Though the term "Tea Party" is new to the modern political process, most of the participants aren't. While presenting itself as a latter-day version of the Boston Tea Party that preceded and precipitated the Revolutionary War, the contemporary war today's Tea Party wages more resembles the troops and aspirations that preceded and precipitated the Reagan revolution. The usual suspects of the social and fiscal conservatives that comprised the Moral Majority (later the religious right) alongside the tax-trimming, antiregulatory types have found a new political niche and marketing moniker. For good measure, throw into the party mix those pining for the days before hippies, druggies, peaceniks, civil rights activists, sexual deviants and other oddities of the sixties perverted wholesome American culture. Of course, the Tea Party has attracted some followers not even born during the heyday of Reaganomics and Jerry Falwell, let alone the Eisenhower era, but many of them are ideological heirs; not so much a new phenomenon as extension of those cliques. Most threatening to incumbents of both political parties are those voters - not natural political allies of the Tea Party but skittish about the national deficit and persistent unemployment, and feeling disillusioned with politics in general -- who are seeking recourse anywhere outside the Beltway. If they listen to the Tea Party's much-publicized rhetoric and act on it, even if it's only with a one-time protest vote this November, incumbency could be fatal.
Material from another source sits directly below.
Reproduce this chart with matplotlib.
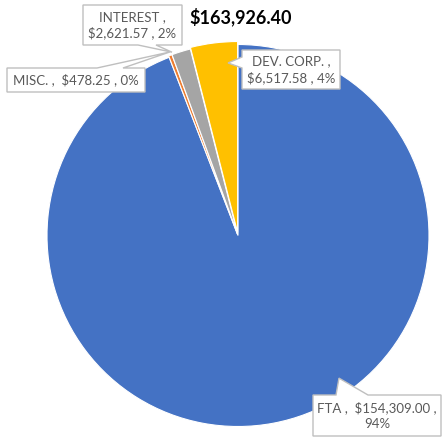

And the Tea Party's rhetoric, broadcast loudly and widely, is concerning. Often catcalls spawn recalls. Recall Gray Davis. And, while not with formal recalls but midterm elections, much the same happened in 1994 and 2006 when voters collectively recalled their earlier decisions two years prior, and decided to switch parties and Congressional control. It's incumbent upon Democrat candidates (especially incumbents) to convince the electorate that the Tea Party isn't so much a patriotic revival of the rebellion that gave birth to our republic and its ideals as it is a revival of relevancy of the conservative cliques that wielded power only a few years ago.
When members of the Tea Party state their aim to "take our country back," it means to reclaim the nation not only from the sixties, LBJ's Great Society and the changes initiated by the sexual revolution, civil rights movement (on this particular one, there's waffling and ambiguity about the Tea Party position as seen in Rand Paul's recent gaffe) and defeat in Vietnam. The Tea Party would take our country back... all the way back to 2005 when more than a few of its proponents were in power. Does the majority of Americans, who recently and enthusiastically voted for change, want to really "take our country back" rather than forward? Maybe we are like Alice in Wonderland, living in an awe-inspiring land populated by Mad Hatters, paradoxes, riddles and ironies. But I'm one American who won't be attending tea parties anytime soon.